USB is integrated into a single standardized connector, so data transfers must be performed by time-sharing of the protocol bus. Since all USB peripheral devices use the same basic protocol, in order to allow data contents to convey different meanings, it is necessary to use an upstream software stack closer to the application for processing, as well as to handle the concept of time.

USB achieves this by categorizing transfers into 4 types: Interrupt, Bulk, Isochronous, and Control. The peripheral devices can achieve optimal communication by selecting the most suited method of transfer. In terms of data transfer rate, USB 1.x supports full-Speed transfers at 12 Mbps and low-Speed transfers at 1.5 Mbps. USB 2.0 further supports high-Speed transfers at 480 Mbps.


  Control Transfer Bulk Transfer Interrupt Transfer Isochronous Transfer
Features Used to transfer information for controlling and configuring peripheral devices. Used for aperiodic transfer of large data. Used to transfer periodic and low-bandwidth data. Used for transfers that need to be performed in real-time.
high-Speed 480Mbps 64 byte/packet 512 byte/packet 1-1024 byte/packet 1-1024 byte/packet
full-Speed 12Mbps 8,16,32,64 byte/packet 8,16,32,64 byte/packet 1-64 byte/packet 1-1023 byte/packet
low-Speed 1.5Mbps 8 byte/packet - 1-8 byte/packet -
Priority of transfer 3 3 2 1
Principal Use All devices Printers, scanners, digital cameras, FDD, CD-ROM, and other devices requiring high-reliability transfers Mouse, Keyboard, Joy-stick etc. Speaker, Microphone, Telephone etc.


Under USB 1.x, an Interrupt or Isochronous transfer to a particular endpoint could only be performed once per frame (described later). Under USB 2.0, up to 3 transfers can be performed per microframe (also described later). Under USB 1.x, the transfer rate for a particular endpoint is limited to a maximum of 1,023 Kbyte/s, even for Isochronous transfers. On the other hand, under USB 2.0, the transfer rate for Interrupt and Isochronous transfers may be as high as 8 x 3 x 1,024 Kbyte/s.

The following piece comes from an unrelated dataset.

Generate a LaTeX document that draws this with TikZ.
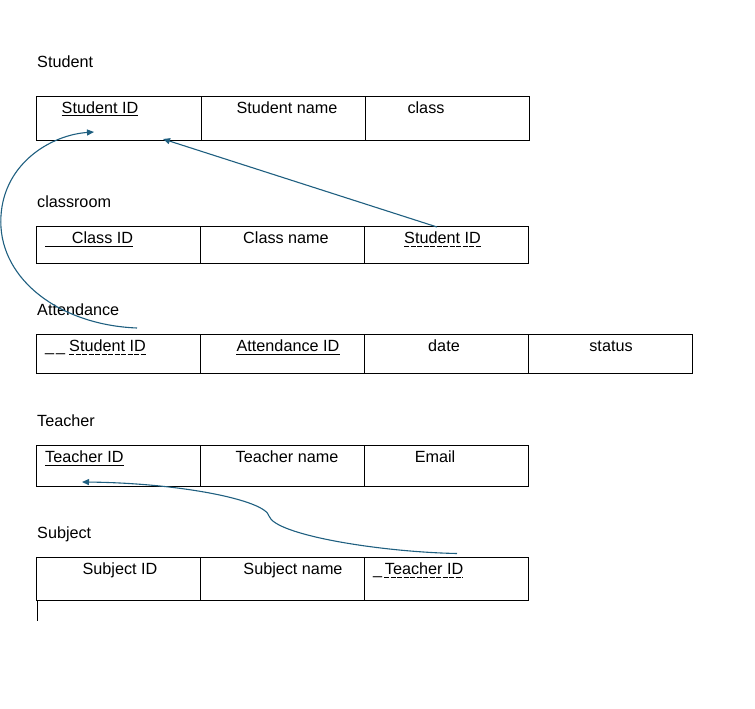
\documentclass[tikz,border=0pt]{standalone}
\usepackage{fontspec}
\setmainfont{Liberation Sans}
\usetikzlibrary{arrows.meta}
\definecolor{arr}{RGB}{31,95,128}
\begin{document}
\begin{tikzpicture}[x=1pt,y=-1pt,
  tbl/.style={draw=black,line width=0.9pt},
  lbl/.style={anchor=base,inner sep=0pt,font=\fontsize{16.2}{19}\selectfont},
  lbll/.style={lbl,anchor=base west},
  ul/.style={line width=0.8pt},
  dul/.style={line width=0.8pt,dash pattern=on 5pt off 1.5pt},
  fk/.style={draw=arr,line width=1.1pt,-{Triangle[length=7pt,width=6pt]}}]
\useasboundingbox (0,0) rectangle (755,709);

% ---------- Student ----------
\node[lbll] (tStudent) at (37,67.5) {Student};
\draw[tbl] (36,96) rectangle (529,140);
\draw[tbl] (201,96) -- (201,140);
\draw[tbl] (365,96) -- (365,140);
\node[lbl] (sid) at (100,113) {Student ID};
\draw[ul] ([yshift=-2.5pt]sid.base west) -- ([yshift=-2.5pt]sid.base east);
\node[lbl] (sname) at (287,113) {Student name};
\node[lbl] (sclass) at (426,113) {class};

% ---------- classroom ----------
\node[lbll] (tClass) at (37,207.5) {classroom};
\draw[tbl] (36,226) rectangle (528,263);
\draw[tbl] (200,226) -- (200,263);
\draw[tbl] (364,226) -- (364,263);
\node[lbl] (cid) at (102.5,243.5) {Class ID};
\coordinate (cidul) at (45,243.5);
\draw[ul] ([yshift=-2.5pt]cidul) -- ([yshift=-2.5pt]cid.base east);
\node[lbl] (cname) at (286,243.5) {Class name};
\node[lbl] (csid) at (442.5,243.5) {Student ID};
\draw[dul] ([yshift=-2.5pt]csid.base west) -- ([yshift=-2.5pt]csid.base east);

% ---------- Attendance ----------
\node[lbll] (tAtt) at (37,315.5) {Attendance};
\draw[tbl] (36,334) rectangle (692,373);
\draw[tbl] (200,334) -- (200,373);
\draw[tbl] (364,334) -- (364,373);
\draw[tbl] (528,334) -- (528,373);
\node[lbll] (asid) at (45,351.5) {\_\hspace{2pt}\_\hspace{4pt}Student ID};
\draw[dul] ([yshift=-2.5pt,xshift=24pt]asid.base west) -- ([yshift=-2.5pt]asid.base east);
\node[lbl] (aid) at (288,351.5) {Attendance ID};
\draw[ul] ([yshift=-2.5pt]aid.base west) -- ([yshift=-2.5pt]aid.base east);
\node[lbl] (adate) at (444,351.5) {date};
\node[lbl] (astatus) at (611,351.5) {status};

% ---------- Teacher ----------
\node[lbll] (tTeach) at (37,426.5) {Teacher};
\draw[tbl] (36,445) rectangle (528,486);
\draw[tbl] (200,445) -- (200,486);
\draw[tbl] (364,445) -- (364,486);
\node[lbll] (tid) at (45,462.5) {Teacher ID};
\draw[ul] ([yshift=-2.5pt]tid.base west) -- ([yshift=-2.5pt]tid.base east);
\node[lbl] (tname) at (287,462.5) {Teacher name};
\node[lbl] (temail) at (435,462.5) {Email};

% ---------- Subject ----------
\node[lbll] (tSubj) at (37,538.5) {Subject};
\draw[tbl] (36,557) rectangle (528,600);
\draw[tbl] (200,557) -- (200,600);
\draw[tbl] (364,557) -- (364,600);
\node[lbl] (subid) at (120,574.5) {Subject ID};
\node[lbl] (subname) at (293,574.5) {Subject name};
\node[lbll] (subtid) at (373,574.5) {\_\,Teacher ID};
\draw[dul] ([yshift=-2.5pt,xshift=11pt]subtid.base west) -- ([yshift=-2.5pt]subtid.base east);
\coordinate (cur1) at (37,600);
\coordinate (cur2) at (37,621);
\draw[line width=0.8pt] (cur1) -- (cur2);

% ---------- connectors ----------
\coordinate (a1s) at (437,227);
\coordinate (a1e) at (163,139);
\draw[fk] (a1s) -- (a1e);

\coordinate (a2s) at (137,328);
\coordinate (a2m) at (0.8,222);
\coordinate (a2e) at (94,132);
\draw[fk] (a2s) .. controls (60,325) and (1,280) .. (a2m)
               .. controls (0.6,165) and (50,135) .. (a2e);

\coordinate (a3s) at (457,553.5);
\coordinate (a3m) at (269,516);
\coordinate (a3e) at (82,482);
\draw[fk] (a3s) .. controls (380,552) and (275,535) .. (a3m)
               .. controls (265,500) and (180,483) .. (a3e);
\end{tikzpicture}
\end{document}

Four Types of Data Transfer

Interrupt Transfer

Human interface devices such as mice, keyboards, and joysticks are expected to be capable of processing input signals fast enough so that the users do not feel a "lag." Traditionally, detected input signals were handled as interrupt requests; however, with USB, processes cannot be started as interrupt requests from the input device, as all data transfer requests are initiated by the host. To work around this issue, the host "polls" the input device periodically, for example every 10 ms, which is quick enough for reflecting keyboard inputs to the screen without irritating the user. Under the USB specification, this method with the host periodically transferring data is referred to as an "Interrupt transfer."
The 1.5 Mbps low-Speed specification was designed primarily for low-cost input devices, and is available only for use by devices that use the Interrupt transfers. Note that mice, keyboards, and other input devices also require the use of Control transfers.


Bulk Transfer

Image input devices, printing devices, and storage devices such as printers, scanners, digital cameras, memory card reader/writers, FDD, and DVD recorders are expected to transfer large volumes of data with accuracy (i.e. without loss of data). For example, it is not acceptable for printers to output faulty printouts due to corrupted data. "Bulk transfer" can provide data transfers with high reliability. In order to maximize utilization of the bus, however, Bulk transfers cannot be temporally controlled.
Data transfer rates for image input devices, printing devices, and storage devices vary greatly depending on the availability of the bus. Hence, Bulk transfer is not suited for applications that require strict management of the transfer rate. Note that image devices, printing devices, and storage devices also require the use of Control transfers.


Isochronous Transfer

Audio and video devices such as speakers, microphones, telephones, and video conferencing devices are expected to be capable of maintaining the concept of time. That is, the devices must be able to transfer a certain amount of data on a periodic basis. USB uses frames (or microframes in USB 2.0) to divide time into units, during which all data transfers are executed.
The most important requirement for "Isochronous transfers" is to transfer a constant amount of data over each time period. Hence, failed transfers are not retried under USB, as doing so will make it difficult to maintain a consistent flow of time. Note that speakers and other audio/video devices also require the use of Control transfers.


Control Transfer

Unlike Interrupt, Bulk, and Isochronous transfers, Control transfers have rules about the content of the transferred data.
Control transfers are used to exchange device details, allocate USB addresses, and configure devices, and are hence used by all devices.